Shift-Robust GNNs: Overcoming the Limitations of Localized Graph
Training data
- URL: http://arxiv.org/abs/2108.01099v1
- Date: Mon, 2 Aug 2021 18:00:38 GMT
- Title: Shift-Robust GNNs: Overcoming the Limitations of Localized Graph
Training data
- Authors: Qi Zhu, Natalia Ponomareva, Jiawei Han, Bryan Perozzi
- Abstract summary: Shift-Robust GNN (SR-GNN) is designed to account for distributional differences between biased training data and the graph's true inference distribution.
We show that SR-GNN outperforms other GNN baselines by accuracy, eliminating at least (40%) of the negative effects introduced by biased training data.

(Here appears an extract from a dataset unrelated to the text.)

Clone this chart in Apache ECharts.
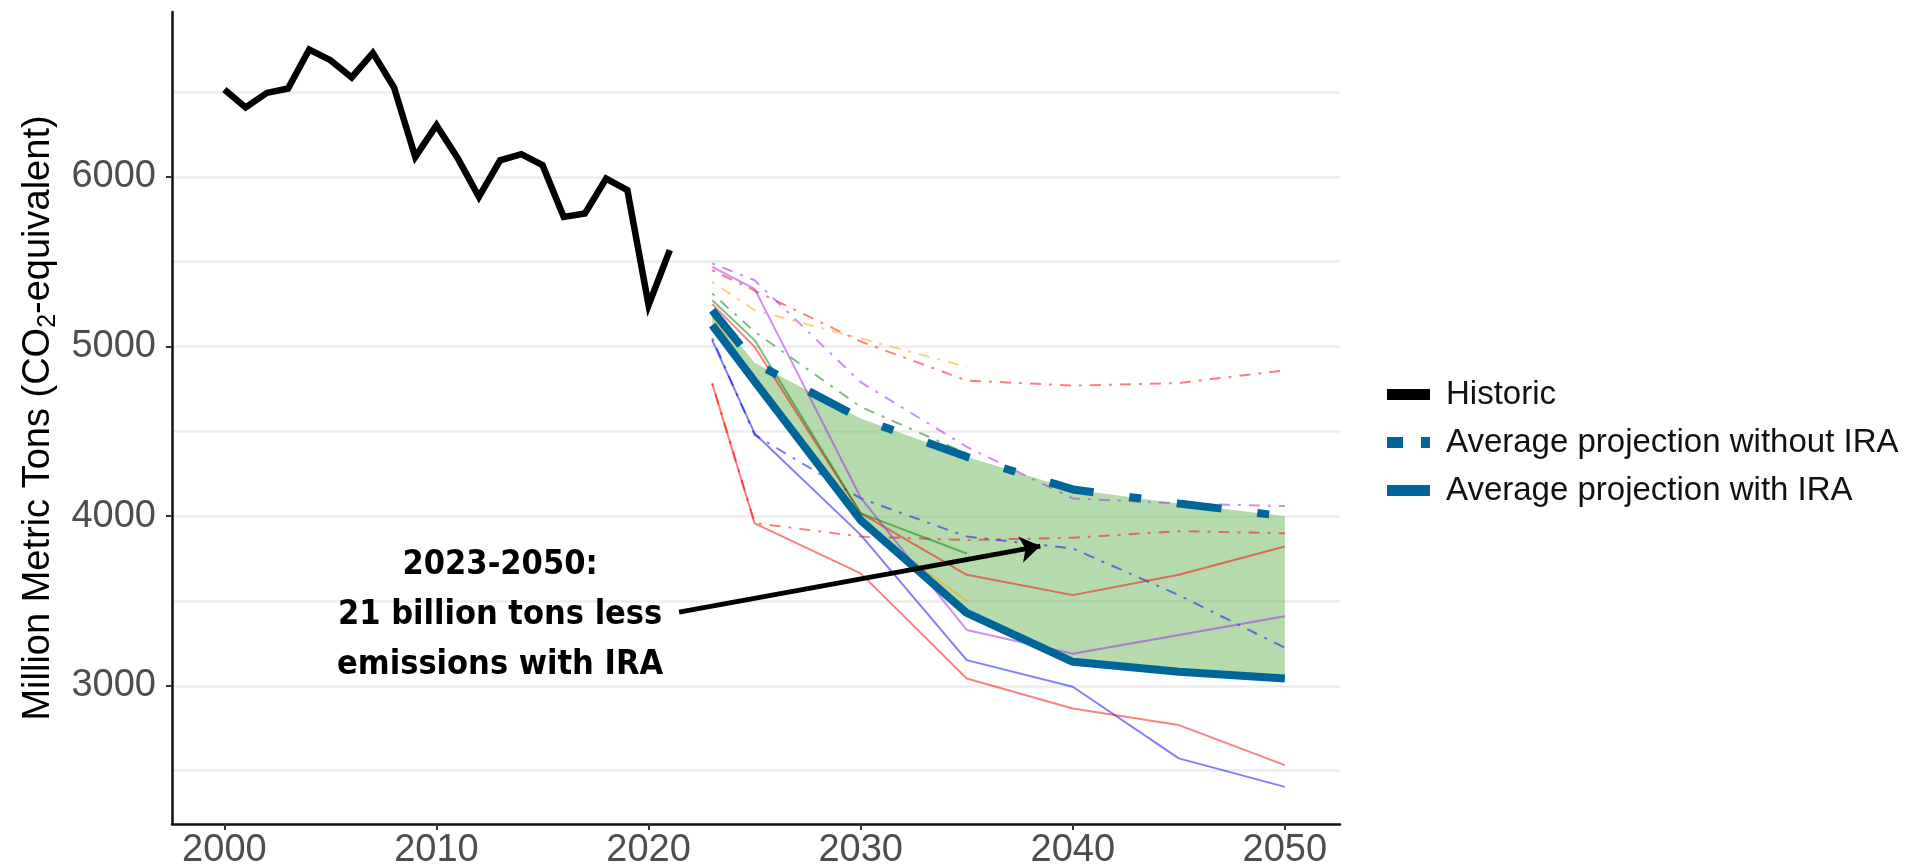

- Score: 52.771780951404565
- License: http://arxiv.org/licenses/nonexclusive-distrib/1.0/
- Abstract: There has been a recent surge of interest in designing Graph Neural Networks
(GNNs) for semi-supervised learning tasks. Unfortunately this work has assumed
that the nodes labeled for use in training were selected uniformly at random
(i.e. are an IID sample). However in many real world scenarios gathering labels
for graph nodes is both expensive and inherently biased -- so this assumption
can not be met. GNNs can suffer poor generalization when this occurs, by
overfitting to superfluous regularities present in the training data. In this
work we present a method, Shift-Robust GNN (SR-GNN), designed to account for
distributional differences between biased training data and the graph's true
inference distribution. SR-GNN adapts GNN models for the presence of
distributional shifts between the nodes which have had labels provided for
training and the rest of the dataset. We illustrate the effectiveness of SR-GNN
in a variety of experiments with biased training datasets on common GNN
benchmark datasets for semi-supervised learning, where we see that SR-GNN
outperforms other GNN baselines by accuracy, eliminating at least (~40%) of the
negative effects introduced by biased training data. On the largest dataset we
consider, ogb-arxiv, we observe an 2% absolute improvement over the baseline
and reduce 30% of the negative effects.